2010 Census–Pt 4

During the Address Update, we used the hand-held computers (HHC) I mentioned before. It was a handy little gadget, complete with a GPS locator that would show me exactly where I was at any given time. It was not a complete GPS like we use in our cars, in that it could not give me directions.

We used the locator to place a spot on our maps to indicate the exact location of a house. I would stand 10 feet from the front door, wait for the spotter to settle down, then tap the indicator with the stylus. The computer would place a black dot on the map in that spot in relation to the road. Worked really neat.

During the actual census, these map spots had been transferred to paper maps that the census taker would use to help locate a house.

For those of you who have never been out into the farming community of your area, you may not be able to understand why we would need something like this. But, in the hills, with their twisted turning roads that become gravel to clay back to pavement without warning, these maps can be a great benefit.

In this type of area, the postal service does not go to every single house. Often, there is a row of mailboxes at the bottom of a hill on the corner of the intersection. These mailboxes can be more than a mile from the household to which they belong.

During the census, some of my people had a map with the housing spots all clumped together at the intersection!

Why?

Because some enterprising, shiftless employee who recognized an easy dollar, sat at the bottom of the hill using the HHC to map-spot the mailboxes!!

This made it extremely difficult for the census taker, because many of these houses did not have house numbers at their physical location.

Time wasted. Money wasted. Resources wasted.

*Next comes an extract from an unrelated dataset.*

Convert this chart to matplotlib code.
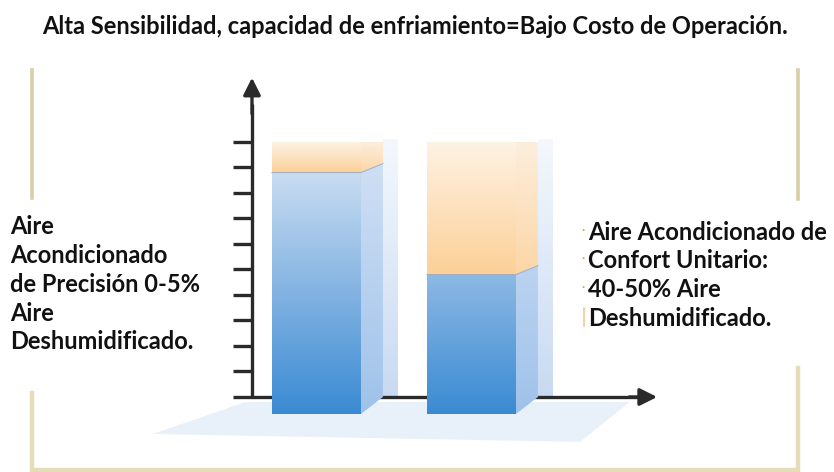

But, who cares? I got mine!!

As to the houses without numbers, which has nothing to do with the census–don’t people realize the jeopardy they are putting themselves in?

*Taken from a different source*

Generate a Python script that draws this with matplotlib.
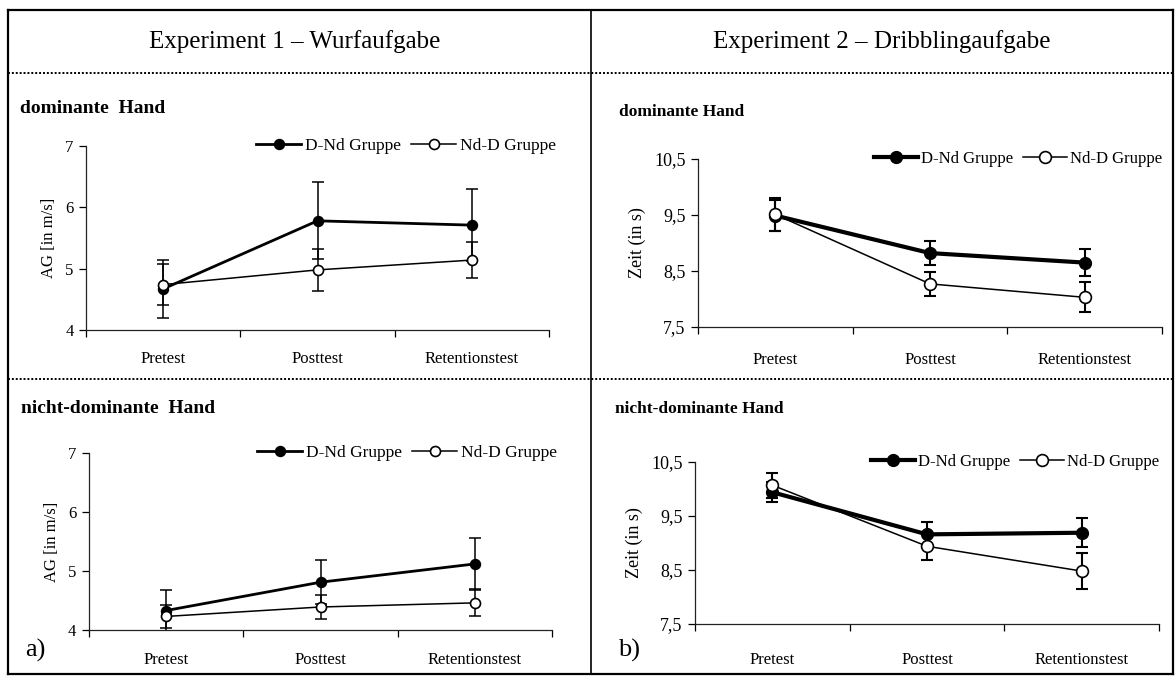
import matplotlib
matplotlib.use("Agg")
from matplotlib import pyplot as plt
from matplotlib.ticker import FixedLocator, NullFormatter, FixedFormatter

plt.rcParams["font.family"] = ["Liberation Serif", "DejaVu Serif"]

phases = ["Pretest", "Posttest", "Retentionstest"]
groups = ["D-Nd Gruppe", "Nd-D Gruppe"]

# Experiment 1 - Wurfaufgabe (AG in m/s)
e1_dom_dnd = [4.67, 5.78, 5.71]
e1_dom_dnd_err = [0.47, 0.63, 0.59]
e1_dom_ndd = [4.74, 4.98, 5.14]
e1_dom_ndd_err = [0.33, 0.34, 0.29]

e1_nd_dnd = [4.33, 4.81, 5.12]
e1_nd_dnd_err = [0.34, 0.37, 0.44]
e1_nd_ndd = [4.23, 4.39, 4.46]
e1_nd_ndd_err = [0.19, 0.21, 0.23]

# Experiment 2 - Dribblingaufgabe (Zeit in s)
e2_dom_dnd = [9.49, 8.82, 8.65]
e2_dom_dnd_err = [0.28, 0.21, 0.24]
e2_dom_ndd = [9.51, 8.27, 8.03]
e2_dom_ndd_err = [0.29, 0.21, 0.27]

e2_nd_dnd = [9.94, 9.16, 9.19]
e2_nd_dnd_err = [0.19, 0.23, 0.27]
e2_nd_ndd = [10.07, 8.94, 8.48]
e2_nd_ndd_err = [0.23, 0.25, 0.34]

e1_yticks = [4, 5, 6, 7]
e1_ylabels = ["4", "5", "6", "7"]
e2_yticks = [7.5, 8.5, 9.5, 10.5]
e2_ylabels = ["7,5", "8,5", "9,5", "10,5"]

W, H = 1175, 678
fig = plt.figure(figsize=(W / 100, H / 100), dpi=100)

# background layer in pixel coordinates for the table frame and headings
bg = fig.add_axes([0, 0, 1, 1])
bg.set_xlim(0, W)
bg.set_ylim(H, 0)
bg.axis("off")
for y in (10, 674):
    bg.plot([8, 1173], [y, y], color="black", lw=1.6)
for x in (8, 1173):
    bg.plot([x, x], [10, 674], color="black", lw=1.6)
bg.plot([591, 591], [10, 674], color="black", lw=1.2)
for y in (72.5, 379):
    bg.plot([8, 1173], [y, y], color="black", lw=1.4, linestyle=(0, (1, 1)))

bg.text(295, 42, "Experiment 1 \u2013 Wurfaufgabe", fontsize=18, ha="center", va="center")
bg.text(882, 42, "Experiment 2 \u2013 Dribblingaufgabe", fontsize=18, ha="center", va="center")
bg.text(20, 113, "dominante  Hand", fontsize=14, fontweight="bold", va="baseline")
bg.text(21, 413, "nicht-dominante  Hand", fontsize=14, fontweight="bold", va="baseline")
bg.text(619, 116, "dominante Hand", fontsize=12.5, fontweight="bold", va="baseline")
bg.text(615, 413, "nicht-dominante Hand", fontsize=12.5, fontweight="bold", va="baseline")
bg.text(35, 650, "a)", fontsize=19, ha="center", va="center")
bg.text(629, 650, "b)", fontsize=19, ha="center", va="center")


def px_axes(x0, y0, x1, y1):
    return fig.add_axes([x0 / W, 1 - y1 / H, (x1 - x0) / W, (y1 - y0) / H])


def panel(ax, dnd, dnd_err, ndd, ndd_err, yticks, ylabels, ylabel, thick, msize,
          ebw, cap, xpad, legx, yfs, legfs):
    x = range(len(phases))
    ax.errorbar(x, dnd, yerr=dnd_err, fmt="none", ecolor="black", elinewidth=ebw,
                capsize=cap, capthick=ebw, zorder=2)
    l1, = ax.plot(x, dnd, color="black", lw=thick, marker="o", ms=msize,
                  mfc="black", mec="black", zorder=3)
    ax.errorbar(x, ndd, yerr=ndd_err, fmt="none", ecolor="black", elinewidth=ebw,
                capsize=cap, capthick=ebw, zorder=4)
    l2, = ax.plot(x, ndd, color="black", lw=1.1, marker="o", ms=msize,
                  mfc="white", mec="black", mew=1.2, zorder=5)
    ax.set_xlim(-0.5, len(phases) - 0.5)
    ax.set_ylim(yticks[0], yticks[-1])
    ax.xaxis.set_major_locator(FixedLocator([-0.5, 0.5, 1.5, 2.5]))
    ax.xaxis.set_major_formatter(NullFormatter())
    ax.xaxis.set_minor_locator(FixedLocator(list(x)))
    ax.xaxis.set_minor_formatter(FixedFormatter(phases))
    ax.tick_params(axis="x", which="major", direction="out", length=5, width=0.9)
    ax.tick_params(axis="x", which="minor", length=0, pad=xpad, labelsize=12)
    ax.set_yticks(yticks)
    ax.set_yticklabels(ylabels)
    ax.tick_params(axis="y", direction="out", length=5, width=0.9, labelsize=yfs, pad=4)
    ax.set_ylabel(ylabel, fontsize=yfs, labelpad=6)
    for s in ("top", "right"):
        ax.spines[s].set_visible(False)
    for s in ("left", "bottom"):
        ax.spines[s].set_linewidth(0.9)
        ax.spines[s].set_color("#222222")
    ax.patch.set_alpha(0)
    ax.legend([l1, l2], groups, loc="center right", bbox_to_anchor=(legx, 1.0),
              ncol=2, frameon=False, fontsize=legfs, handlelength=2.6,
              handletextpad=0.2, columnspacing=0.6, borderpad=0, borderaxespad=0)


ax1 = px_axes(86, 146, 549, 330)
panel(ax1, e1_dom_dnd, e1_dom_dnd_err, e1_dom_ndd, e1_dom_ndd_err,
      e1_yticks, e1_ylabels, "AG [in m/s]", 2.0, 7.2, 1.1, 4, 15, 1.015, 12, 12.5)

ax2 = px_axes(698, 159, 1162, 327)
panel(ax2, e2_dom_dnd, e2_dom_dnd_err, e2_dom_ndd, e2_dom_ndd_err,
      e2_yticks, e2_ylabels, "Zeit (in s)", 3.0, 8.5, 1.5, 4.5, 18, 1.0, 13, 12)

ax3 = px_axes(89, 453, 552, 630)
panel(ax3, e1_nd_dnd, e1_nd_dnd_err, e1_nd_ndd, e1_nd_ndd_err,
      e1_yticks, e1_ylabels, "AG [in m/s]", 2.0, 7.2, 1.1, 4, 16, 1.01, 12, 12.5)

ax4 = px_axes(695, 462, 1159, 624)
panel(ax4, e2_nd_dnd, e2_nd_dnd_err, e2_nd_ndd, e2_nd_ndd_err,
      e2_yticks, e2_ylabels, "Zeit (in s)", 3.0, 8.5, 1.5, 4.5, 20, 1.0, 13, 12)

fig.savefig("out.png", dpi=100)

Most folks who move out into the country backwoods are trying to get away from many things including government intrusion. So, the census workers were not very welcome at some of these locations.

But house numbers on the street are not put there so that Big Brother can spy on you. He does that with or without your house number. Numbering your location–in town or out-of-town–could save your dwelling in the event of fire or your life in some other disaster.

But people think they can hide with these silly little subterfuges.

I knocked on one door of a lovely two-story home out in one of these areas. No one answered the door, and I heard nor saw any signs of life. It was about 9:30 in the morning.

I backed up from the door, held my HHC, and was about to pinpoint the spot when the window upstairs flew open.

“What are you doing?!?” the lady demanded. She had a phone and was in conversation with someone on the other end.

I calmly and politely identified myself, and told her what I was doing with the census and with the HHC.

She wanted to know how the HHC worked, and I told her.

She said, “I don’t want the government to know where I am.”

After I told her I wasn’t after her name or any other information, I told her that the satellites overhead could see me standing in her yard talking with her.

She screamed, “Cannot!!” And then she softly said, “Oh.”

Her daughter, on the other end of the phone conversation, confirmed what I had told her.

Fear manifests itself in weird ways.

I had been to a house in a neighborhood in the suburbs. I spoke with the gentleman, talked about different things, told him what I was doing, and then went on my way.

Somehow, I failed to gather the mapspot for his location, but didn’t realize it until I was almost done with the block.

I went down the rest of the block, and then returned to his sidewalk.

I was standing there collecting the mapspot–which I had previously described to him–when the front door flew open and he came running out demanding, “Why are you taking pictures of my house?”

I guess that could be considered a legitimate question, but the demanding tone indicated something more than simply gathering information. He was trying to intimidate me.

Number one, I am not easily intimidated. Number two, it is perfectly legal for me to take picture of any house that I can see from the street. Number three, I wasn’t taking pictures. Number four, I had just told him not more than 10 minutes prior what I was doing.

I calmly explained that I was the guy who had just been to his house, and that I had failed to get the mapspot that I had told him about.

“Oh,” he said, backing down from his posturing. “The lady across the street called me and said someone was outside my house taking pictures.”

Those of you reading this will have plenty of explanations as to why he might have been that way, but I still call it fear. He believed the negative that someone told him, rather than his own experience.

I met a lot of strange people during my time with the census, but I worked with just as many.